Effect of the mesogenic type of attachment and composition on the structural and viscoelastic behavior of side-chain liquid crystal polymer systems

Side-chain liquid crystal polymers (SCLCPs) consist of a flexible backbone with mesogenic units attached in an end-on or a side-on configuration as pendant groups via flexible spacers. These molecules have potential applications in areas requiring controllable deformations. At high enough temperatures, entropic effects dominate, and the polymer chains approach a random walk configuration. In contrast, at lower temperatures, the liquid crystal (LC) groups can form ordered phases.

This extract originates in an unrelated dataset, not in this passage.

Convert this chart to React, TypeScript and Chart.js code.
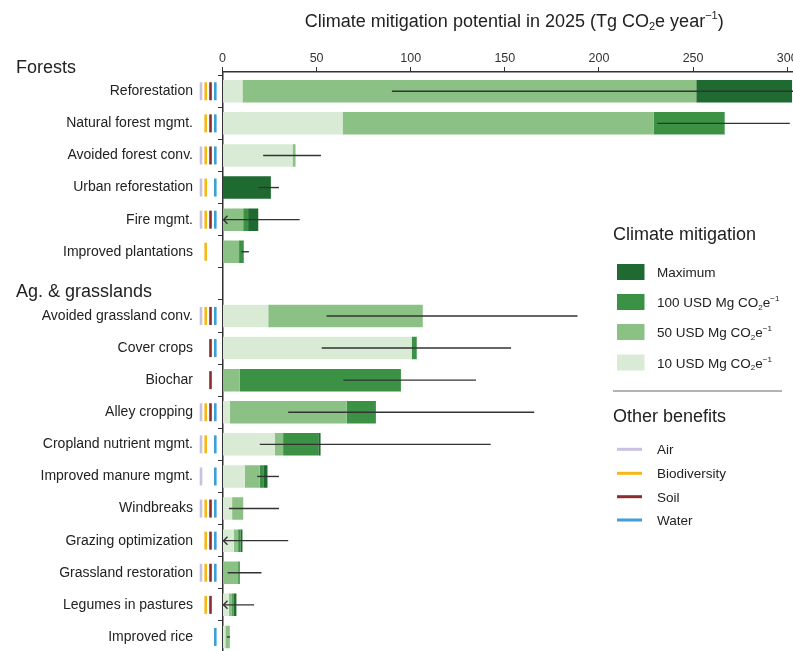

We conduct coarse-grained molecular dynamics simulations of SCLCP systems with purely end-on and purely side-on groups, and also copolymers with both LC types at a variety of compositions. For some compositions, the transition temperature of copolymers lies below that of both respective SCLCPs with only one LC type, which we attribute to the disruption of the orientational and positional order of the crystalline mesophases when two different LC types are attached to the same polymer backbone. Also, we have observed that this non-monotonic behavior for the transition temperature is extended to the relaxation dynamics of the systems. This work provides molecular insights into the origin and mechanisms behind the non-monotonic trends observed in the structural and viscoelastic behavior of the SCLCP systems.